MATERIAL FOR THIS EXERCISE -

⁂

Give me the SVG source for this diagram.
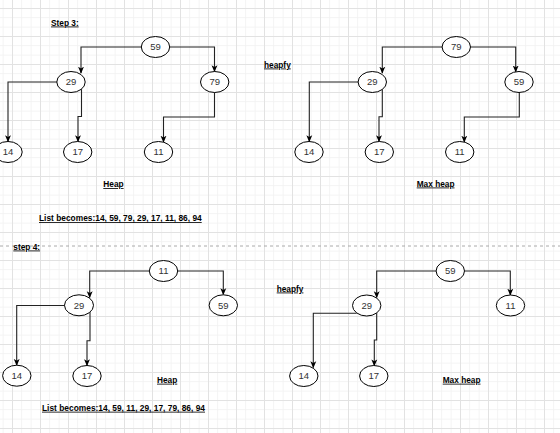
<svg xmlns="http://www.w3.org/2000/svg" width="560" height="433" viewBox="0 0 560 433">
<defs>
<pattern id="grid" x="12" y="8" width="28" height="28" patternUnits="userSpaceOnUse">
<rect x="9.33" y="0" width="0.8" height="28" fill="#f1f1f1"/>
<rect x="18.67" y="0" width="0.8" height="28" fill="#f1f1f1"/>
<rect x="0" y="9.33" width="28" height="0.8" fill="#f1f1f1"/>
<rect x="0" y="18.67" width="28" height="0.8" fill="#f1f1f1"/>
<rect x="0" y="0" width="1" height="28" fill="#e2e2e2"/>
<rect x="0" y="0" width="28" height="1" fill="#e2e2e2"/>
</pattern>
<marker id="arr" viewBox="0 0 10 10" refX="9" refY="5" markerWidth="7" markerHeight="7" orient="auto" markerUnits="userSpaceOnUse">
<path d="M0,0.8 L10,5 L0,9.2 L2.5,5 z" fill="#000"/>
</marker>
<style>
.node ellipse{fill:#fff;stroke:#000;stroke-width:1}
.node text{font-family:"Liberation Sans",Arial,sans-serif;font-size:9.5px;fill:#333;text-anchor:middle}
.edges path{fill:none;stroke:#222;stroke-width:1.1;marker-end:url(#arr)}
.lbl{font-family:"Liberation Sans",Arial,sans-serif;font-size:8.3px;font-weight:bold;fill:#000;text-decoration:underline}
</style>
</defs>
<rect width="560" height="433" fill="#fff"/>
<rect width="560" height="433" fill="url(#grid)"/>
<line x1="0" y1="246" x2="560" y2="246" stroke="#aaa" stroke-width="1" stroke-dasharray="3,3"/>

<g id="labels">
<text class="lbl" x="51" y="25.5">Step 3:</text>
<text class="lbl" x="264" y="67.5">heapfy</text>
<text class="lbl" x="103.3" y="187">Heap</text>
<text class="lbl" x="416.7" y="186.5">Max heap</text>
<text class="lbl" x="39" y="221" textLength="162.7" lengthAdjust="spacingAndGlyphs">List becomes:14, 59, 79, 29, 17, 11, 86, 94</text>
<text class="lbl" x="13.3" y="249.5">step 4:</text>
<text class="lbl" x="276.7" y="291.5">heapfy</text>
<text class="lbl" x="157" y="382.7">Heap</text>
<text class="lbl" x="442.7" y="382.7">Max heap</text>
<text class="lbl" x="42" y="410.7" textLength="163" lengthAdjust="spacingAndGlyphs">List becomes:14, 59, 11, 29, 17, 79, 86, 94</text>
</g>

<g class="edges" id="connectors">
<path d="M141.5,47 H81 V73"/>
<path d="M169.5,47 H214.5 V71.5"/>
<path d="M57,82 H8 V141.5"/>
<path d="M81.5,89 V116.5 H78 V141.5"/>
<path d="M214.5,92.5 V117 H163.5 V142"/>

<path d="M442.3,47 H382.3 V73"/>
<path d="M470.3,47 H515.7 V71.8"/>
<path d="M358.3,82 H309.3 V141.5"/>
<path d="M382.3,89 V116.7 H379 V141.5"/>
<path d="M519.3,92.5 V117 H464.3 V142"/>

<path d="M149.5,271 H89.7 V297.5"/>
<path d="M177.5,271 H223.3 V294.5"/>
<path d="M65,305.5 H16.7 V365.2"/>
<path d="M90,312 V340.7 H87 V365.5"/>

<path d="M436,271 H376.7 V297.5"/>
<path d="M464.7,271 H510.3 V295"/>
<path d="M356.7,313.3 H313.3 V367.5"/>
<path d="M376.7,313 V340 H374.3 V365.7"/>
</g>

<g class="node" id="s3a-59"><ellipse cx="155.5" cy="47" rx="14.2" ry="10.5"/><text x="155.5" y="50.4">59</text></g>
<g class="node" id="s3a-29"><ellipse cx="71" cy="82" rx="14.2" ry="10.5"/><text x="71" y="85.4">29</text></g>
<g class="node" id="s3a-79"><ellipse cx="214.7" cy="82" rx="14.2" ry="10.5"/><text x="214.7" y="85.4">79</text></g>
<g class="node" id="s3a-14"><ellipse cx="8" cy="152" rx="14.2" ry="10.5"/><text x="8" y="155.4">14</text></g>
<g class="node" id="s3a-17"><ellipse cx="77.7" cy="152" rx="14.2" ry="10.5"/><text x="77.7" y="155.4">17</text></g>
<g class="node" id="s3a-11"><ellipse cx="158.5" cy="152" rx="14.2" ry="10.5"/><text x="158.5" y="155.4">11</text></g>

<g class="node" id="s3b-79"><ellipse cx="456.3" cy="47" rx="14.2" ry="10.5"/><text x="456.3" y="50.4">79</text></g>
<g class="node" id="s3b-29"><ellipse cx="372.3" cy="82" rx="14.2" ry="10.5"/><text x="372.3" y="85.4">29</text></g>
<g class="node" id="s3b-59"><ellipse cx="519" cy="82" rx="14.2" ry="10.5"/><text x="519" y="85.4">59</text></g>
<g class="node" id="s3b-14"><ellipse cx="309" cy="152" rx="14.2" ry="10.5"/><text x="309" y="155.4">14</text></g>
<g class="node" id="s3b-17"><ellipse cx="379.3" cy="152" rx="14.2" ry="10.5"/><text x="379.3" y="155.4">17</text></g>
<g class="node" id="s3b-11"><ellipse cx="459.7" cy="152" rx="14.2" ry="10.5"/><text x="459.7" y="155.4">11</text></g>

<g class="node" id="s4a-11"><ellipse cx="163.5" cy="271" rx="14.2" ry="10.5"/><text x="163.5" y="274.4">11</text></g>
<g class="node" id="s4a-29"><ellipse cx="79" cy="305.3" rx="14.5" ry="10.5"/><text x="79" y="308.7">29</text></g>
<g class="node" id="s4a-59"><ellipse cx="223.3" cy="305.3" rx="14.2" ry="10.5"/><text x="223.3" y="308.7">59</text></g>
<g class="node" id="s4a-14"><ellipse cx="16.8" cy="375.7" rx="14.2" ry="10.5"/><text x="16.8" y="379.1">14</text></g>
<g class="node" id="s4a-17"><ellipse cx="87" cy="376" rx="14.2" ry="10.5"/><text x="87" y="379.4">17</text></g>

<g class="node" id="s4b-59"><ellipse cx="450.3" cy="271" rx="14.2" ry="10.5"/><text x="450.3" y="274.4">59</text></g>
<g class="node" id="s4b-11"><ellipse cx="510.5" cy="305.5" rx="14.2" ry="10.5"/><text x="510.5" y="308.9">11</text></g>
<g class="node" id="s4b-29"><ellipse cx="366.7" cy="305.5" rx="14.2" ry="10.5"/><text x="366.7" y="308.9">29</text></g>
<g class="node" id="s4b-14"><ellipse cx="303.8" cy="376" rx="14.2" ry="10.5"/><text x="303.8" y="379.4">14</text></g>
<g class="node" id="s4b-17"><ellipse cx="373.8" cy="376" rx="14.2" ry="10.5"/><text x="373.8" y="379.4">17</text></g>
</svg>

⁂

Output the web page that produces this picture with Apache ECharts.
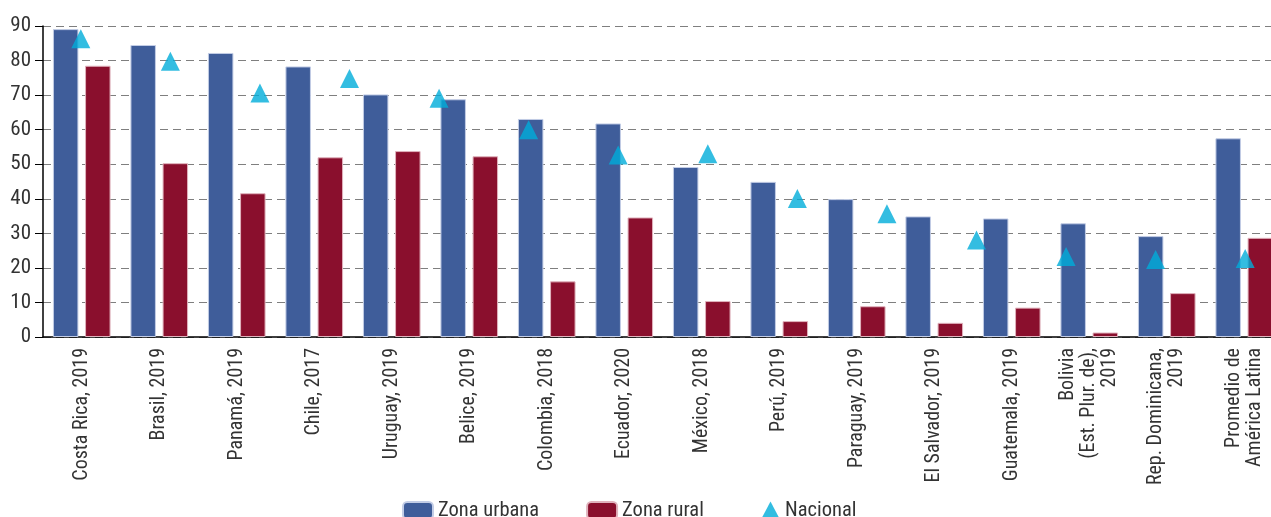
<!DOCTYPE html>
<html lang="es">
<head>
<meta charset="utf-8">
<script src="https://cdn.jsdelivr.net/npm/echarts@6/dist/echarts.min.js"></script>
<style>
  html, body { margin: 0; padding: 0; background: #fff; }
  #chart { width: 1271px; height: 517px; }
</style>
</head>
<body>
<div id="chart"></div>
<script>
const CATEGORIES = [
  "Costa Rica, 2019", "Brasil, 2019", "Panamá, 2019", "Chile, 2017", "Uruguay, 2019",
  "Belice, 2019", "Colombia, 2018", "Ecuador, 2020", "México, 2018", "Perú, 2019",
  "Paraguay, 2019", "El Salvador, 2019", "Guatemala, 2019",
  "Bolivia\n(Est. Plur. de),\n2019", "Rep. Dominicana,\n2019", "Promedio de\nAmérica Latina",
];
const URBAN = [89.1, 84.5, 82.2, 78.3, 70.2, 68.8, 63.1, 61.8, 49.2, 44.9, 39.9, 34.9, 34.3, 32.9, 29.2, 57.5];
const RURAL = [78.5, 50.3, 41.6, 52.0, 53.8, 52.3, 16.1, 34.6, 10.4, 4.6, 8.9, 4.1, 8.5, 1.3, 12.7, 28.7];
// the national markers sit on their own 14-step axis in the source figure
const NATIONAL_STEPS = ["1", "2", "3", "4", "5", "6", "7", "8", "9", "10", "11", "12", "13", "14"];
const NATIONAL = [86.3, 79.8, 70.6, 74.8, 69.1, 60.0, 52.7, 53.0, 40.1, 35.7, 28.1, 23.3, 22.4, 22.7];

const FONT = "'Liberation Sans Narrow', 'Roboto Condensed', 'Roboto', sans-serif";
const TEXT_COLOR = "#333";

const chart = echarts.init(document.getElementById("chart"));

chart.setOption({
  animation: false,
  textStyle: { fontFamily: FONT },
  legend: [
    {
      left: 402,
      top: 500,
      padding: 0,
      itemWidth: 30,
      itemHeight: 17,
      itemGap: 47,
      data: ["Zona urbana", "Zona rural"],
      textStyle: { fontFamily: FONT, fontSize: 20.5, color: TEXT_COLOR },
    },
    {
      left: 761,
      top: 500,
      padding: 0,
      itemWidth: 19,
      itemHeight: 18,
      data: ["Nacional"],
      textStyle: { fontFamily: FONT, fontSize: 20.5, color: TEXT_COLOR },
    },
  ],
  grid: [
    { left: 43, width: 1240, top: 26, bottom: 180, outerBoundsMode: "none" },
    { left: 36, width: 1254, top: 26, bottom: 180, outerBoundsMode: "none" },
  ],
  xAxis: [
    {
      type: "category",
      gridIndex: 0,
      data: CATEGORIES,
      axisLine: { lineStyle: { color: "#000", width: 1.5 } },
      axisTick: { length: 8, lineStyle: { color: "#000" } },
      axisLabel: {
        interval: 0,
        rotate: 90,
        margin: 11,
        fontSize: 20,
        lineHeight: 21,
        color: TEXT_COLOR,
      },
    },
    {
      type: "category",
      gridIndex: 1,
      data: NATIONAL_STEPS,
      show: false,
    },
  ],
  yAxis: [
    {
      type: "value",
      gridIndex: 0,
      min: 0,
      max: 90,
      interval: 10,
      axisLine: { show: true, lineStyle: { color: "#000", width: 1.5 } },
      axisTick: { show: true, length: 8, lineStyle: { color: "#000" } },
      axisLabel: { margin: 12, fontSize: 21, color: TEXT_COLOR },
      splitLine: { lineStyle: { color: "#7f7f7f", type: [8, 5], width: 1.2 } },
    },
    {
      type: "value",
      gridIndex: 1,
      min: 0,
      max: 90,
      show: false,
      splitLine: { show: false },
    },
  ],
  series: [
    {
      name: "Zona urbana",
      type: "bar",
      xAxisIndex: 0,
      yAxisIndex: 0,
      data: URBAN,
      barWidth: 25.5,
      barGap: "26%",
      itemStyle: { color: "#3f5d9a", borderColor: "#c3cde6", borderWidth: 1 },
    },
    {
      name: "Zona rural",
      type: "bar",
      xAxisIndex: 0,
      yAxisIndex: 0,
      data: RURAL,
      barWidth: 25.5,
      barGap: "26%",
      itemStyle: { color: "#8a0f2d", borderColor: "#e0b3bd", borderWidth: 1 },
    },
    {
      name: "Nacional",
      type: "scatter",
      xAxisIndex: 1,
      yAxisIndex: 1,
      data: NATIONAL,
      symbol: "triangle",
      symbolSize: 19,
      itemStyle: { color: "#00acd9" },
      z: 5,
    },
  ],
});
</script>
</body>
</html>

⁂

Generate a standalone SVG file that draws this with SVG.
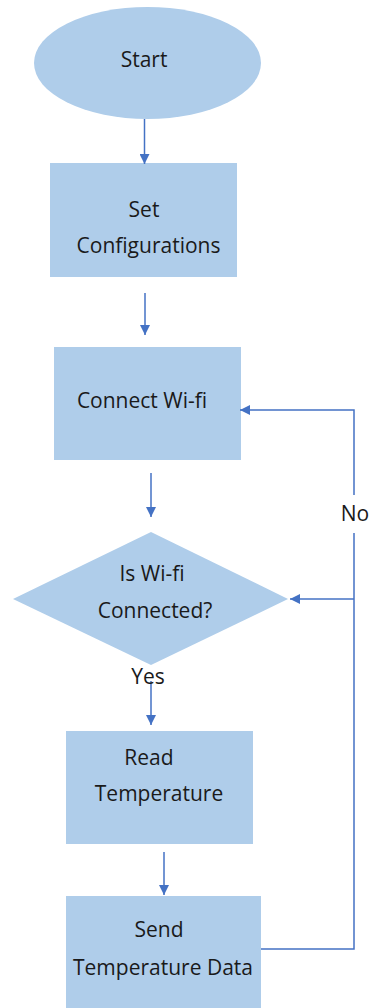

⁂

EXERCISE AIM -
Where a line above holds the string "with", show that line.

FINAL ANSWER -
Output the web page that produces this picture with Apache ECharts.
Generate a standalone SVG file that draws this with SVG.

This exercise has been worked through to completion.